Enter the Virtual World

Manufacturing Engineering, Oct 2007 by Waurzyniak, Patrick

The digital pipeline's first frontier was product engineering, notes Klem, and in GM's manufacturing engineering organization, the company uses the UGS CAD and Teamcenter, as GM has about 30,000 Teamcenter seats as its product development backbone. "We use the same, primarily Unigraphics, toolkit although we also have other entries into it, and we subscribe to a commercial-off-the-shelf [COTS] toolkit-we do not have customized tools," Klem says. "Teamcenter is really what holds it all the way through the manufacturing engineering group and into the plants. That's the consistent lifecycle story that we have. And with manufacturing engineering, there's a number of unique applications to manufacturing: 3-D plant layout; the Body-in-White Process Planner, and the simulation analysis capabilities, so there's a certain degree of niche tools that we use to complement what is already existing and continuing in the pipeline from product development."

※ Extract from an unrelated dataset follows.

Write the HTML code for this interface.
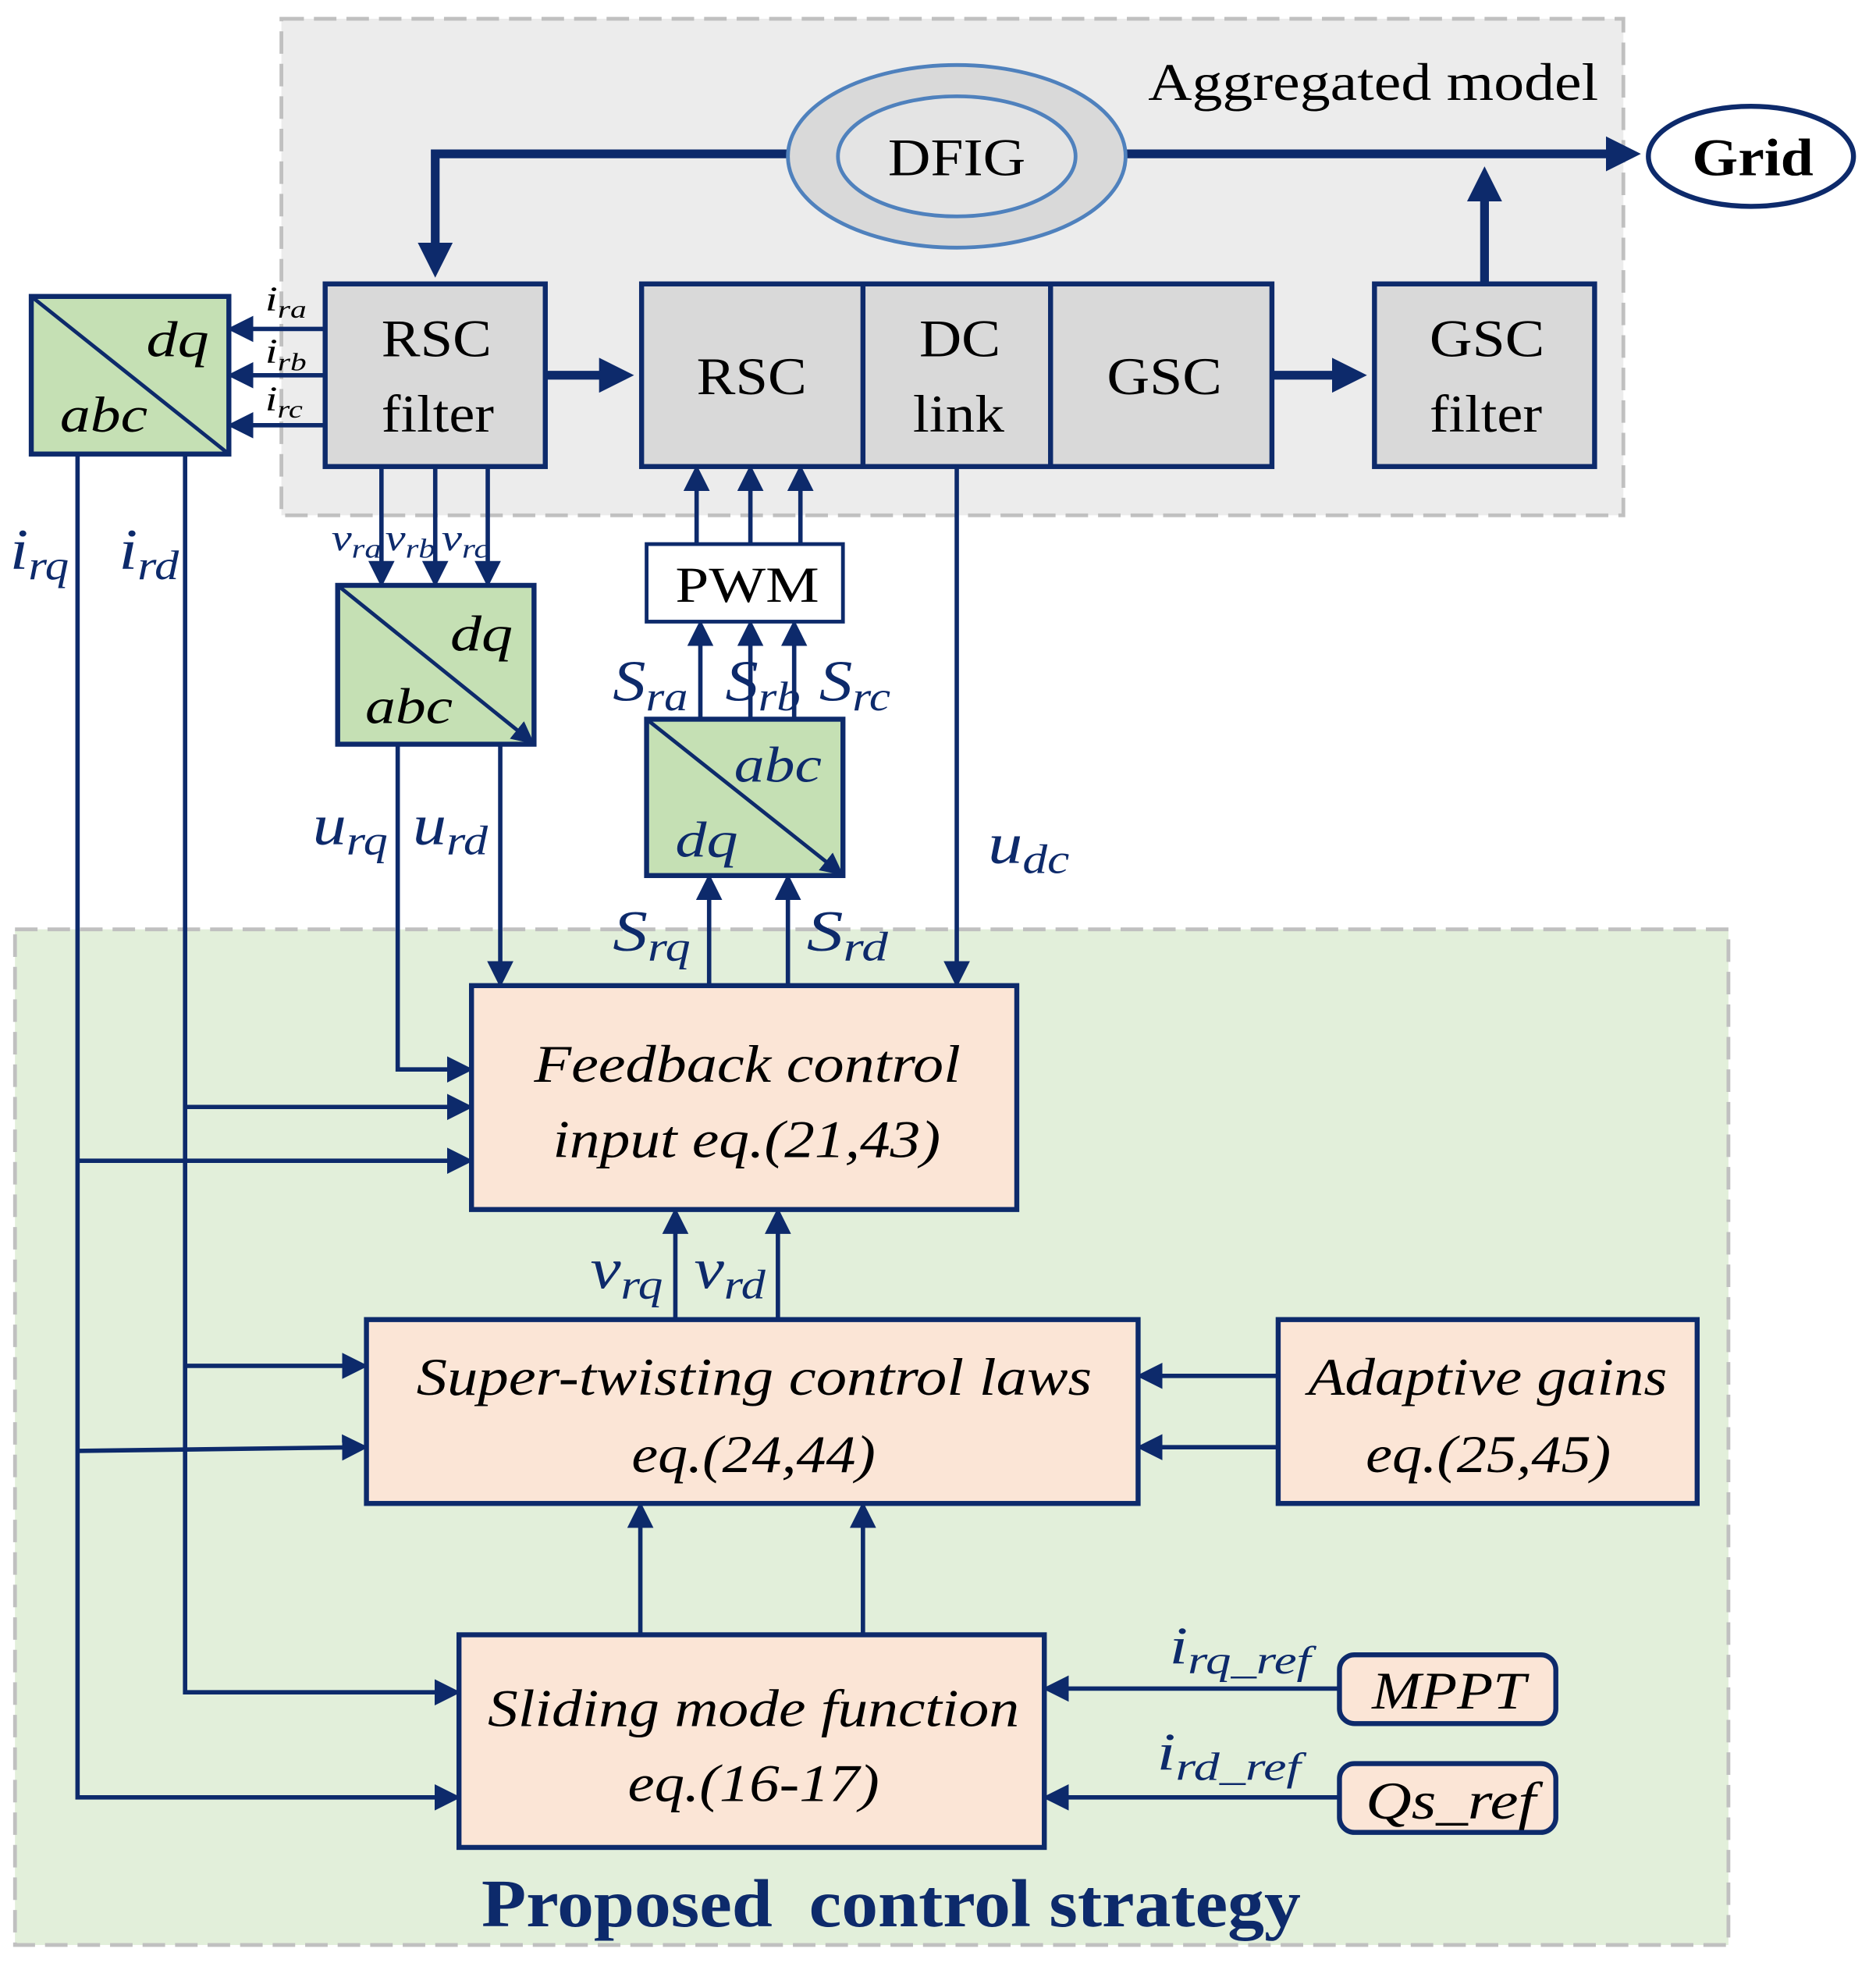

To date, GM has fully deployed those systems into most plant environments. "We're continually looking at the capabilities, and we're looking for the best tools that GM needs," Klem notes. "You balance that with the integration capabilities versus functionality, cost to a lesser extent, but at the present time, maybe there's a bit of legacy. We have used the Delmia toolkit in the past for the simulation capability, workcell simulation, and some of the CCRW work."

Using best-of-breed applications, GM also has implemented Tecnomatix tools from Siemens PLM Software. "A lot of what Delmia and UG have wasn't there six or seven years ago," Klem notes. "They've gone through acquisitions to get there. What fits well with what we're doing is the Tecnomatix suite, and I see that playing very much into the Teamcenter integration base."

Product definitions for automotive body parts are mastered in Teamcenter, where manufacturing engineers access the data to first arrange it into an architectural bill of process, explains Shashi Rajagopalan, manager, Body-in-White manufacturing, GM IS&S. "Next, we start validating the weld-definition points. This is all done with the Unigraphics toolkit, today the NX toolkit weld assistant.

"We use a Delmia toolkit for workcell simulation, making sure there's no collisions, generating the off-line program," Rajagopalan adds, "and Autodesk's AutoCAD products. We also master a 3-D layout in conjunction with FactoryCAD, which is a Unigraphics offering. We have this mix of toolkits, and Delmia's is another key thing where we catch a bunch of collisions-it's basically costavoidance measures way-upfront, to be able to evaluate a new process going to an existing plant to see where the plant monuments have to be preserved, so we don't have to rip the entire plant out." Delmia Automation is used for the controls emulation portion. "As we redefine or validate, the Delmia workcell simulation can simulate the mechanical components of the workcell," he adds. "On the controls side of it, we use some of the automation tools to validate the control logic against the actual simulation in the virtual equipment set."